And we walked on. Past tributaries unfished and unknown. All looking appealing, calling to me, but there was an unspoken destination we know was much further, so we walked on.
The forecast called for rain, but with relative warmth and the looks of the radar it wasn’t enough to scare us off. We packed in the dark, ready to get decked out in all things waterproof. When we arrived within an hour of sunrise it was still dark and the rain was falling soft and gentle in a mist that reminded me of times in the more humid locales of the South. We suited up and we walked onward.
The water was high, you could float even the moderate sized feeders. The water had been much higher, just a week past, so most every stretch was cleared out of downed trees, the water thundered below us, and the rain fell from above. We walked with strength and speed and on the air between us there was utter anxiety.
After a fair bit we made it to the turn from the trail to the stream we aimed for. The rain had ceased, the clouds lingered.
We descended to the stream and assembled our weapons of wonder for the day. It smelled of decomposing leaves with a slight hint of fish. Everywhere was moss, ferns, poison oak, and alders just starting to push forth buds. The water here was a force to be reckoned with, running high and clear with a deep blue green tint as the depth increased.
Fishing commenced and I had my first strike from a fair sized native on the first pool I flipped my fly into. I felt good.
It wasn’t long till we had brought in the first fish of the day, a healthy sized future migrant.
We came to places on this creek that knocked us speechless and slapped us senseless.
We fished on.
For moments I felt like I was dreaming, and the dream only got better as we continued further upstream.
We came to one spot that I named Coho Bend. When I saw it I felt like I was going to catch a Coho salmon, though at most only the ghosts of Coho past now dwell in these waters, the logical and modern man would say.
It was the most incredible place I have ever fished. On all sides were cliffs that overhung the creek at the pools far bend.

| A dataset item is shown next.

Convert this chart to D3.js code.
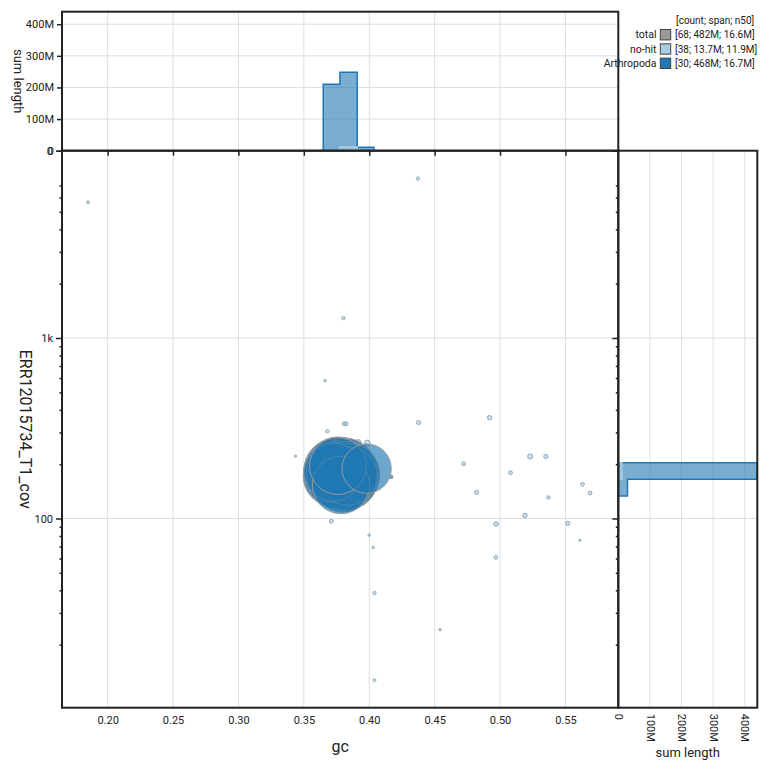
<!DOCTYPE html>
<html><head><meta charset="utf-8">
<script src="https://cdn.jsdelivr.net/npm/d3@7"></script>
<style>
body{margin:0;background:#fff;}
svg{font-family:Roboto,"Noto Sans",sans-serif;}
</style></head><body>
<svg id="chart" width="770" height="770"></svg>
<script>
// ---------- data ----------
const categories = ["total", "no-hit", "Arthropoda"];
const categoryColors = ["#999999", "#a6cee3", "#1f78b4"];
const legendStats = ["[68; 482M; 16.6M]", "[38; 13.7M; 11.9M]", "[30; 468M; 16.7M]"];
const legendHeader = "[count; span; n50]";

// Arthropoda contigs
const arthGc  = [0.3753,0.3761,0.3745,0.3768,0.3738,0.3761,0.3730,0.3753,0.3768,0.3745,0.3722,0.3761,0.3772,
                 0.3791,0.3807,0.3784,0.3822,0.3799,0.3837,0.3784,0.3814,0.3829,0.3799,0.3829,0.3837,0.3784,0.3845,0.3814,
                 0.3980,0.4167];
const arthCov = [181.0,174.2,185.6,169.8,176.4,190.4,172.0,167.6,183.3,178.7,181.0,195.4,176.4,
                 176.4,172.0,185.6,167.6,181.0,174.2,169.8,188.0,165.5,159.3,183.3,172.0,153.3,178.7,174.2,
                 189.0,170.0];
const arthLen = [18.5e6,17.6e6,17.0e6,16.8e6,16.5e6,16.2e6,15.9e6,15.6e6,15.2e6,14.8e6,14.3e6,13.6e6,18.0e6,
                 19.2e6,18.6e6,17.9e6,17.4e6,17.1e6,16.7e6,16.4e6,16.0e6,15.7e6,15.3e6,14.9e6,14.4e6,13.8e6,14.6e6,20.0e6,
                 10.2e6,61e3];

// no-hit contigs
const nohitGc  = [0.381,0.185,0.4372,0.3803,0.3662,0.3808,0.3823,0.368,0.4377,0.3915,0.3985,0.3436,0.371,0.400,0.403,
                  0.404,0.404,0.379,0.492,0.4721,0.523,0.535,0.508,0.482,0.563,0.5688,0.537,0.519,0.497,0.5518,
                  0.561,0.4968,0.4541,0.375,0.378,0.380,0.377,0.383];
const nohitCov = [178,5650,7640,1291,580,335,335,304,340,264,262,221.5,96.6,80.9,69,
                  38.7,12.7,172,362,201,220.6,220.6,179.4,139.6,154.6,138.4,130.8,104,93.2,94,
                  75.8,60.9,24.2,180,175,185,170,178];
const nohitLen = [11.5e6,35e3,44e3,44e3,26e3,61e3,61e3,50e3,74e3,138e3,138e3,22e3,61e3,26e3,26e3,
                  44e3,35e3,61e3,81e3,61e3,112e3,74e3,61e3,74e3,61e3,61e3,50e3,88e3,88e3,74e3,
                  22e3,61e3,26e3,50e3,60e3,40e3,55e3,45e3];

// axes
const gcDomain = [0.1651, 0.5904];
const covDomain = [8.95, 10906];
const gcTicks = [0.20,0.25,0.30,0.35,0.40,0.45,0.50,0.55];
const gcTickLabels = ["0.20","0.25","0.30","0.35","0.40","0.45","0.50","0.55"];
const covMajorTicks = [100, 1000, 10906];
const covMajorLabels = ["100", "1k", "0"];
const covMinorTicks = [20,30,40,50,60,70,80,90,200,300,400,500,600,700,800,900,2000,3000,4000,5000,6000,7000];
const lenTicks = [0, 100e6, 200e6, 300e6, 400e6];
const lenTickLabels = ["0", "100M", "200M", "300M", "400M"];

// histograms (sum length per bin)
const gcBinEdges = [0.3648, 0.3776, 0.3908, 0.4036];
const gcHistArth = [210e6, 248e6, 10.7e6];
const gcHistNoHit = [0, 12e6, 0.3e6];
const covBinEdges = [133.3, 164.9, 203.6];
const covHistArth = [29.1e6, 439.6e6];
const covHistNoHit = [0.1e6, 11.7e6];

// ---------- layout ----------
const mainL = 62, mainR = 618.3, mainT = 150.7, mainB = 707.7, topT = 11.7, rightR = 757.3;
const frameColor = "#222";
const gridColor = "#dedede";

const svg = d3.select("#chart");
const x = d3.scaleLinear().domain(gcDomain).range([mainL, mainR]);
const y = d3.scaleLog().domain(covDomain).range([mainB, mainT]);
const r = d3.scaleSqrt().domain([0, 20e6]).range([0, 34.5]);
const histMax = d3.max([...gcHistArth, ...covHistArth]);
const hy = d3.scaleLinear().domain([0, histMax]).range([mainT, topT]);
const hx = d3.scaleLinear().domain([0, histMax]).range([mainR, rightR]);

// ---------- gridlines ----------
const grid = svg.append("g").attr("stroke", gridColor).attr("stroke-width", 1);
gcTicks.forEach(t => grid.append("line").attr("x1", x(t)).attr("x2", x(t)).attr("y1", topT).attr("y2", mainB));
[100, 1000].forEach(t => grid.append("line").attr("x1", mainL).attr("x2", rightR).attr("y1", y(t)).attr("y2", y(t)));
lenTicks.slice(1).forEach(t => {
  grid.append("line").attr("x1", mainL).attr("x2", mainR).attr("y1", hy(t)).attr("y2", hy(t));
  grid.append("line").attr("x1", hx(t)).attr("x2", hx(t)).attr("y1", mainT).attr("y2", mainB);
});

// ---------- histograms ----------
svg.append("clipPath").attr("id", "clipTop").append("rect")
  .attr("x", mainL).attr("y", topT).attr("width", mainR - mainL).attr("height", mainT - topT);
svg.append("clipPath").attr("id", "clipRight").append("rect")
  .attr("x", mainR).attr("y", mainT).attr("width", rightR - mainR).attr("height", mainB - mainT);

function topPath(edges, vals) {
  const p = d3.path();
  p.moveTo(x(edges[0]), hy(0));
  vals.forEach((v, i) => { p.lineTo(x(edges[i]), hy(v)); p.lineTo(x(edges[i + 1]), hy(v)); });
  p.lineTo(x(edges[edges.length - 1]), hy(0));
  p.closePath();
  return p.toString();
}
function rightPath(edges, vals) {
  const p = d3.path();
  p.moveTo(hx(0), y(edges[0]));
  vals.forEach((v, i) => { p.lineTo(hx(v), y(edges[i])); p.lineTo(hx(v), y(edges[i + 1])); });
  p.lineTo(hx(0), y(edges[edges.length - 1]));
  p.closePath();
  return p.toString();
}
const gTop = svg.append("g").attr("clip-path", "url(#clipTop)");
gTop.append("path").attr("d", topPath(gcBinEdges, gcHistArth))
  .attr("fill", categoryColors[2]).attr("fill-opacity", 0.6).attr("stroke", categoryColors[2]).attr("stroke-width", 1.5);
gTop.append("path").attr("d", topPath(gcBinEdges, gcHistNoHit))
  .attr("fill", categoryColors[1]).attr("fill-opacity", 0.6).attr("stroke", categoryColors[1]).attr("stroke-width", 1.5);
const gRight = svg.append("g").attr("clip-path", "url(#clipRight)");
gRight.append("path").attr("d", rightPath(covBinEdges, covHistArth))
  .attr("fill", categoryColors[2]).attr("fill-opacity", 0.6).attr("stroke", categoryColors[2]).attr("stroke-width", 1.5);
gRight.append("path").attr("d", rightPath(covBinEdges, covHistNoHit))
  .attr("fill", categoryColors[1]).attr("fill-opacity", 0.6).attr("stroke", categoryColors[1]).attr("stroke-width", 1.5);

// ---------- scatter ----------
svg.append("clipPath").attr("id", "clipMain").append("rect")
  .attr("x", mainL).attr("y", mainT).attr("width", mainR - mainL).attr("height", mainB - mainT);
const gMain = svg.append("g").attr("clip-path", "url(#clipMain)");
function drawCat(gcs, covs, lens, color, stroke) {
  const pts = gcs.map((g, i) => ({ gc: g, cov: covs[i], len: lens[i] }))
    .sort((a, b) => b.len - a.len);
  gMain.append("g").selectAll("circle").data(pts).join("circle")
    .attr("cx", d => x(d.gc)).attr("cy", d => y(d.cov)).attr("r", d => r(d.len))
    .attr("fill", color).attr("fill-opacity", 0.65)
    .attr("stroke", stroke).attr("stroke-width", 1);
}
drawCat(nohitGc, nohitCov, nohitLen, categoryColors[1], "#93a9b8");
drawCat(arthGc, arthCov, arthLen, categoryColors[2], "#9a9a9a");

// ---------- axes ----------
const fontSize = 11;
function styleAxis(g) {
  g.select(".domain").remove();
  g.selectAll(".tick line").attr("stroke", frameColor).attr("stroke-width", 1.5);
  g.selectAll(".tick text").attr("fill", "#222").attr("font-size", fontSize).attr("font-family", "Roboto");
}
svg.append("g").attr("transform", `translate(${mainL},0)`)
  .call(d3.axisLeft(hy).tickValues(lenTicks).tickFormat((d, i) => lenTickLabels[i]).tickSize(5).tickPadding(3))
  .call(styleAxis);
svg.append("g").attr("transform", `translate(0,${mainT})`)
  .call(d3.axisBottom(x).tickValues(gcTicks).tickFormat("").tickSize(5))
  .call(styleAxis);
svg.append("g").attr("transform", `translate(0,${mainB})`)
  .call(d3.axisBottom(x).tickValues(gcTicks).tickFormat((d, i) => gcTickLabels[i]).tickSize(0).tickPadding(9))
  .call(styleAxis);
svg.append("g").attr("transform", `translate(${mainL},0)`)
  .call(d3.axisLeft(y).tickValues(covMinorTicks).tickFormat("").tickSize(2.5))
  .call(styleAxis);
svg.append("g").attr("transform", `translate(${mainL},0)`)
  .call(d3.axisLeft(y).tickValues(covMajorTicks).tickFormat((d, i) => covMajorLabels[i]).tickSize(6).tickPadding(3))
  .call(styleAxis);
svg.append("g").attr("transform", `translate(${mainR},0)`)
  .call(d3.axisLeft(y).tickValues(covMinorTicks).tickFormat("").tickSize(2.5))
  .call(styleAxis);
svg.append("g").attr("transform", `translate(${mainR},0)`)
  .call(d3.axisLeft(y).tickValues(covMajorTicks).tickFormat("").tickSize(6))
  .call(styleAxis);
const rb = svg.append("g").attr("transform", `translate(0,${mainB})`)
  .call(d3.axisBottom(hx).tickValues(lenTicks).tickFormat((d, i) => lenTickLabels[i]).tickSize(0))
  .call(styleAxis);
rb.selectAll(".tick text").attr("transform", "rotate(90)").attr("x", 6).attr("y", 0)
  .attr("dy", "0.35em").attr("text-anchor", "start");

// ---------- frames ----------
const frames = svg.append("g").attr("fill", "none").attr("stroke", frameColor).attr("stroke-width", 2);
frames.append("rect").attr("x", mainL).attr("y", topT).attr("width", mainR - mainL).attr("height", mainT - topT);
frames.append("rect").attr("x", mainL).attr("y", mainT).attr("width", mainR - mainL).attr("height", mainB - mainT);
frames.append("rect").attr("x", mainR).attr("y", mainT).attr("width", rightR - mainR).attr("height", mainB - mainT);

// ---------- axis titles ----------
svg.append("text").attr("x", (mainL + mainR) / 2).attr("y", 752).attr("text-anchor", "middle")
  .attr("font-size", 16).attr("fill", "#222").text("gc");
svg.append("text").attr("x", (mainR + rightR) / 2).attr("y", 757).attr("text-anchor", "middle")
  .attr("font-size", 13).attr("fill", "#222").text("sum length");
svg.append("text").attr("transform", `translate(24,${(mainT + mainB) / 2}) rotate(90)`)
  .attr("text-anchor", "middle").attr("dominant-baseline", "middle")
  .attr("font-size", 16).attr("fill", "#222").text("ERR12015734_T1_cov");
svg.append("text").attr("transform", `translate(17,${(topT + mainT) / 2}) rotate(90)`)
  .attr("text-anchor", "middle").attr("dominant-baseline", "middle")
  .attr("font-size", 13).attr("fill", "#222").text("sum length");

// ---------- legend ----------
const lg = svg.append("g");
lg.append("text").attr("x", 676).attr("y", 24).attr("font-size", 10).attr("fill", "#222").text(legendHeader);
categories.forEach((c, i) => {
  const cy = 34.7 + i * 14.3;
  lg.append("text").attr("x", 656.5).attr("y", cy + 3.7).attr("text-anchor", "end")
    .attr("font-size", 10.5).attr("fill", "#222").text(c);
  lg.append("rect").attr("x", 660.3).attr("y", cy - 5.2).attr("width", 10.4).attr("height", 10.4)
    .attr("fill", categoryColors[i]).attr("stroke", "#444").attr("stroke-width", 1);
  lg.append("text").attr("x", 675).attr("y", cy + 3.5).attr("font-size", 10).attr("fill", "#222").text(legendStats[i]);
});
</script>
</body></html>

The creek proceeded to do a full 180 degree turn at this spot, a beautiful hairpin curve with a deep dark pool full of mystery and future wonders. The cliffs towering above were covered in ferns, moss, and awesome streaks of various geological age and order.
I worked the big hole at the Coho Bend for what seems like forever or maybe a moment, time telling is inaccurate in dreams.
Just like in my dreams, and many people's dreams, I kept trying and trying and mostly failing.
I would get a big strike on my second drift n' strip, but miss the hookset. I fished on and the incident was replayed like a skipping record.
I decided to cover more of the bend pool. I let out almost all of my 100feet of fly line, letting the fly swim all the way to the tail of the pool at which time I proceeded to start my slow, short, strips back up against the current.
Half way through the pool I had a huge strike and set the hook!
It was a slab of something fierce, angry, and utterly wild. I saw it turn and flash it's broad side at me shining bright with pink and silver. This was bigger than the other fish we had encountered and it fought accordingly.
Just as the fish had turned to show me a mere fleeting glimpse of what I was dealing with the fearless fish charged me like a freight train that was makin’ up lost time.
With all of that fly line out I could not keep the line tight and I fell to the ground, on my back, splayed out in defeat, tangled in a mess of line, leader, and fly.
The ones that get away are indeed the most memorable.